▸ **THE PROBLEM**:
Without the pictures, output the lines of the material from the very first through the one that holds "import pandas as pd".

▸ **PROVIDED DATA**:

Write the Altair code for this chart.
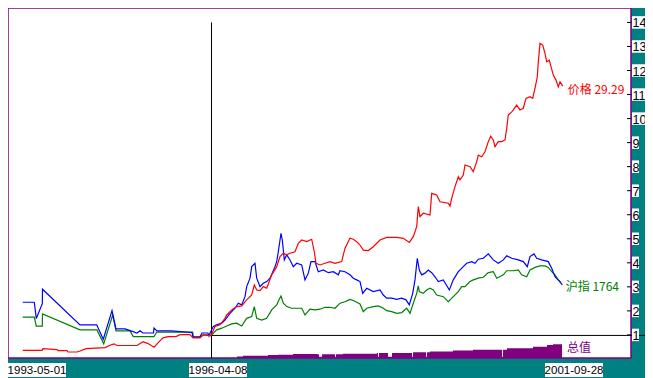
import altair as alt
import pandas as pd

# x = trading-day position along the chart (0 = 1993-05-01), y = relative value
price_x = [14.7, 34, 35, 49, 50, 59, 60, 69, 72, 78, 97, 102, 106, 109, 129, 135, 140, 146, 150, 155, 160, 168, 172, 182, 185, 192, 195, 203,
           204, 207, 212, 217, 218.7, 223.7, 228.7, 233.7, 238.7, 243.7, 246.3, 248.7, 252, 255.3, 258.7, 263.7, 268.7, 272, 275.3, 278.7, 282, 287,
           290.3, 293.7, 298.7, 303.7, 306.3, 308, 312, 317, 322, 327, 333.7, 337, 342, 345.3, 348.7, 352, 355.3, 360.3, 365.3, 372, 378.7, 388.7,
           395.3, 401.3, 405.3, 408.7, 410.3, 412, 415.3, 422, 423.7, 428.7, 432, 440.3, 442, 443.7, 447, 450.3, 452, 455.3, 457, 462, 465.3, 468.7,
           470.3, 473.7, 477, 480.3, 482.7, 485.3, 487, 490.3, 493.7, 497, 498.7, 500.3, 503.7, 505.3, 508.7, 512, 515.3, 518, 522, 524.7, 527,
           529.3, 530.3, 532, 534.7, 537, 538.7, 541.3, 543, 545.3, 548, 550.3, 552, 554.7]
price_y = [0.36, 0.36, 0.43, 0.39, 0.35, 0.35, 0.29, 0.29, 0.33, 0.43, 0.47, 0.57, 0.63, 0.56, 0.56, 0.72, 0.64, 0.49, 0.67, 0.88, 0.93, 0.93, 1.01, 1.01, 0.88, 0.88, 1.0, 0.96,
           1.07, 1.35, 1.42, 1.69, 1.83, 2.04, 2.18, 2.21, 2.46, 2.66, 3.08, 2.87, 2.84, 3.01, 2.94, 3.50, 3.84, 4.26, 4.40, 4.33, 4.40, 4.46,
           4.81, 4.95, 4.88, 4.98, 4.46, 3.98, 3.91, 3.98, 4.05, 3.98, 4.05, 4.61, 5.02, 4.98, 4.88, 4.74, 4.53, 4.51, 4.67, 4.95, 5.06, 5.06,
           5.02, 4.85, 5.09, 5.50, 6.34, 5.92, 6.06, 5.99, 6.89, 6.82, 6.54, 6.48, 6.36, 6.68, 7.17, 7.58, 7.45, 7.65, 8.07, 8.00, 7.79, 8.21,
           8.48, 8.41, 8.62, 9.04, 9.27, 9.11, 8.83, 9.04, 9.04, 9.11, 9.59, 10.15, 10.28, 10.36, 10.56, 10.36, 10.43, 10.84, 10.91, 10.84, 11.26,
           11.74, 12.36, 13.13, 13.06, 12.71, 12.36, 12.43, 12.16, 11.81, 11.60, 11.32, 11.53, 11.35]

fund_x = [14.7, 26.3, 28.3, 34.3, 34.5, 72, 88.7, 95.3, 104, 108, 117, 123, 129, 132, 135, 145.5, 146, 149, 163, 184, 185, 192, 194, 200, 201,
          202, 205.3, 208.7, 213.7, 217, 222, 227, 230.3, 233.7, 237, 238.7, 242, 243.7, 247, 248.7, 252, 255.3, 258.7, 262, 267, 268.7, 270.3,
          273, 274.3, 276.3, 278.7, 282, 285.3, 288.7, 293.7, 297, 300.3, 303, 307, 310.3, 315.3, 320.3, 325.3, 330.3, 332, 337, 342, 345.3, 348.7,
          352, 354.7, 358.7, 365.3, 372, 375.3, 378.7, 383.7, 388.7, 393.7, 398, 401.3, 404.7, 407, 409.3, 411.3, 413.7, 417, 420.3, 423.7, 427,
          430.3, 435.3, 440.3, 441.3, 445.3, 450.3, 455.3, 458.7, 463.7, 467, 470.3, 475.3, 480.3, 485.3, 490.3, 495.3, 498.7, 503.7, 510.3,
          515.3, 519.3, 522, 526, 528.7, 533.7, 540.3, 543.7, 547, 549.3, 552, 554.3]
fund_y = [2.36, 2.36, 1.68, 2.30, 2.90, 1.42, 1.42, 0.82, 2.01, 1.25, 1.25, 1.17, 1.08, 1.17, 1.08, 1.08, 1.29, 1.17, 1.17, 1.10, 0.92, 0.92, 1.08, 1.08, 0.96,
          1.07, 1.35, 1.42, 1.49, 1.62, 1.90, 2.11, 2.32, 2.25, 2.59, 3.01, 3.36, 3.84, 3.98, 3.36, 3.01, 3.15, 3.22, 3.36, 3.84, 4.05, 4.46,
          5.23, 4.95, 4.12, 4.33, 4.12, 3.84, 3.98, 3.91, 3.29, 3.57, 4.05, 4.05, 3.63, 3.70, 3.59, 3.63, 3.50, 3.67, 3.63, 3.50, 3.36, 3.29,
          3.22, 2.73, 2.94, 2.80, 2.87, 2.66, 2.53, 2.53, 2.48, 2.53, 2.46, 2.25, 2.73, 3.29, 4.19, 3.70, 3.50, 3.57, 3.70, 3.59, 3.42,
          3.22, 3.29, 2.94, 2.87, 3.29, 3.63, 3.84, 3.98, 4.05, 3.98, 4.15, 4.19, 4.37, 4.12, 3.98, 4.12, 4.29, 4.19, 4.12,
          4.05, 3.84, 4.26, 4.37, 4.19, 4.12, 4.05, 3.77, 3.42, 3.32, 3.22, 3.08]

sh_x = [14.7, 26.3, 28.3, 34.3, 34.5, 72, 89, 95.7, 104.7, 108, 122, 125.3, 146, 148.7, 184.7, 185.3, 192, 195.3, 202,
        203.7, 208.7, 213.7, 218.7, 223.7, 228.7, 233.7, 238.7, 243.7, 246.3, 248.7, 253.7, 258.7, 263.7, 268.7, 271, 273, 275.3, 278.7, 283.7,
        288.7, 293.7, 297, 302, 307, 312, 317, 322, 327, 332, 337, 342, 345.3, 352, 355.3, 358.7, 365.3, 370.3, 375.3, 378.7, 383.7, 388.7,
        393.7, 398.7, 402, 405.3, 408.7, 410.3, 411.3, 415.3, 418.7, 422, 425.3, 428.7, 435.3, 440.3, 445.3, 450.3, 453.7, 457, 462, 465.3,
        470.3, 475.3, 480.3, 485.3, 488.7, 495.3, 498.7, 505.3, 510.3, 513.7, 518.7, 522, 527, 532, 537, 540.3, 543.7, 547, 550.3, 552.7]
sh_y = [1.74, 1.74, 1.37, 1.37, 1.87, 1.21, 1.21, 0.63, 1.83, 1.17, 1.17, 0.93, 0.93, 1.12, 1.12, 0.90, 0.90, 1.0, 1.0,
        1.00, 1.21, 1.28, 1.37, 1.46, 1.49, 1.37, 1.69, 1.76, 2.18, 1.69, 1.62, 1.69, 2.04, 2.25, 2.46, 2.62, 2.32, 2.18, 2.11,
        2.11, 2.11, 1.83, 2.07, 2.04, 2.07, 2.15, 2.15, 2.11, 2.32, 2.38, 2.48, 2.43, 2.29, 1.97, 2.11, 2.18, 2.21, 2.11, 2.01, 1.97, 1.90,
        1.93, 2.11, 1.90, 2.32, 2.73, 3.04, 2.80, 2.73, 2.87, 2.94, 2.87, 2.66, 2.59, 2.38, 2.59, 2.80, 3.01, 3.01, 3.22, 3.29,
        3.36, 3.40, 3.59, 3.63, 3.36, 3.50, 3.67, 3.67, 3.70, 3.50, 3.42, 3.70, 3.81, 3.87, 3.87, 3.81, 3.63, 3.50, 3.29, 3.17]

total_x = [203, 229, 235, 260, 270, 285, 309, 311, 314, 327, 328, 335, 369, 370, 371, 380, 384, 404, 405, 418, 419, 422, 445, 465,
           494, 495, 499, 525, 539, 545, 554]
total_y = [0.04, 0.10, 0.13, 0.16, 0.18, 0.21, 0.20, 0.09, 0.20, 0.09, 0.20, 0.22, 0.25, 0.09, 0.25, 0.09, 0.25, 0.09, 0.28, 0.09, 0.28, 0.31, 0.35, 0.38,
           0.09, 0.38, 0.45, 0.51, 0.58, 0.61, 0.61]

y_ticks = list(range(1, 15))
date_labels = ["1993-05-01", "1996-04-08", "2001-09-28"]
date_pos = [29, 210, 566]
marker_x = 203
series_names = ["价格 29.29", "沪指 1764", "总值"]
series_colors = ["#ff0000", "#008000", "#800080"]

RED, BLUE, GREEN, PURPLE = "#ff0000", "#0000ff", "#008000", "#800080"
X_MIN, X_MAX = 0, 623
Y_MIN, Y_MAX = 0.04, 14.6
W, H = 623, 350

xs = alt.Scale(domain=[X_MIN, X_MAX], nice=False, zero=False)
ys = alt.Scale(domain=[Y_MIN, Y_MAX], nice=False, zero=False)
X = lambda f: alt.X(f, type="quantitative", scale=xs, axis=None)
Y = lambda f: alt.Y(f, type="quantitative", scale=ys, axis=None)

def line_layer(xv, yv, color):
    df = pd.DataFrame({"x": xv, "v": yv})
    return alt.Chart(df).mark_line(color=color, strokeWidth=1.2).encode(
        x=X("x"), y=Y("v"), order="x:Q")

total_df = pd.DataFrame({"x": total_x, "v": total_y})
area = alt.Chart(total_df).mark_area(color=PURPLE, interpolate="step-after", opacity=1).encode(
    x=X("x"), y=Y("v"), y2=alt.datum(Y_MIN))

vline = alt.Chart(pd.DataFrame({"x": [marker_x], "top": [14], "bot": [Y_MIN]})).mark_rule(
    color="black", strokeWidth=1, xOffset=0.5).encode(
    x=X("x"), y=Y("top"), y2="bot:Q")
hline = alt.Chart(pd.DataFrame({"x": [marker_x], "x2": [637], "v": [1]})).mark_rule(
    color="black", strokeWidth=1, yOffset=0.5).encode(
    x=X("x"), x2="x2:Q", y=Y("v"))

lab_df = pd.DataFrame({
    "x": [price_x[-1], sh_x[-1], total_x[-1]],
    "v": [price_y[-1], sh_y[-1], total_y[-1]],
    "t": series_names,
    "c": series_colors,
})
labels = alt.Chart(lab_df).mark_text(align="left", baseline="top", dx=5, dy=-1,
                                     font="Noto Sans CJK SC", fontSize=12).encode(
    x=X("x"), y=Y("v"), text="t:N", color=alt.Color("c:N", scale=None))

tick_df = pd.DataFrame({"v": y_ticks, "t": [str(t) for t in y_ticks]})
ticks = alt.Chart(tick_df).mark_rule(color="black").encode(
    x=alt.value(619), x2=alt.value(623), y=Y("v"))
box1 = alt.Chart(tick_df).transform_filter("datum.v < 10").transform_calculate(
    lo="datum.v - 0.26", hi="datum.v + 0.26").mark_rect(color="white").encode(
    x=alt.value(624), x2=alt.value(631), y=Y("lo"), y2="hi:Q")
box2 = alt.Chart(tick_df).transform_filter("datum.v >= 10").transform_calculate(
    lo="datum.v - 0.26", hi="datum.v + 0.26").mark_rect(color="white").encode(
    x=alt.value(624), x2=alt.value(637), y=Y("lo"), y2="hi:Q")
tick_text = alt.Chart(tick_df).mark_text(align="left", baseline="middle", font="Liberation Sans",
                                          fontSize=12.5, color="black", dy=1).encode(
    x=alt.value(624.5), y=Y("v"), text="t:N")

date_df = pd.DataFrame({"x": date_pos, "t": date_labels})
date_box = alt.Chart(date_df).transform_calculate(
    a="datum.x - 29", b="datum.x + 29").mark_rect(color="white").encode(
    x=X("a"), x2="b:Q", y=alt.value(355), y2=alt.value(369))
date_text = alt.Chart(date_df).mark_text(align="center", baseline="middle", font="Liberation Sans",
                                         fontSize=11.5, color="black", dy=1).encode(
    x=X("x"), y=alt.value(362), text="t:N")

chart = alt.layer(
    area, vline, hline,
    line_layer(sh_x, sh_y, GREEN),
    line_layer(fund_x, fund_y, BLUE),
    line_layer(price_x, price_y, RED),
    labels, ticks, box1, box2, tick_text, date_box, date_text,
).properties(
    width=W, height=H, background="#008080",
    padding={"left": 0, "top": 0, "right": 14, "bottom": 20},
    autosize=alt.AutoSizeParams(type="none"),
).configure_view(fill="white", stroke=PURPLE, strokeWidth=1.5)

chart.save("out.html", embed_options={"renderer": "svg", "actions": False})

▸ **RIGHT ANSWER**:
Write the Altair code for this chart.
import altair as alt
import pandas as pd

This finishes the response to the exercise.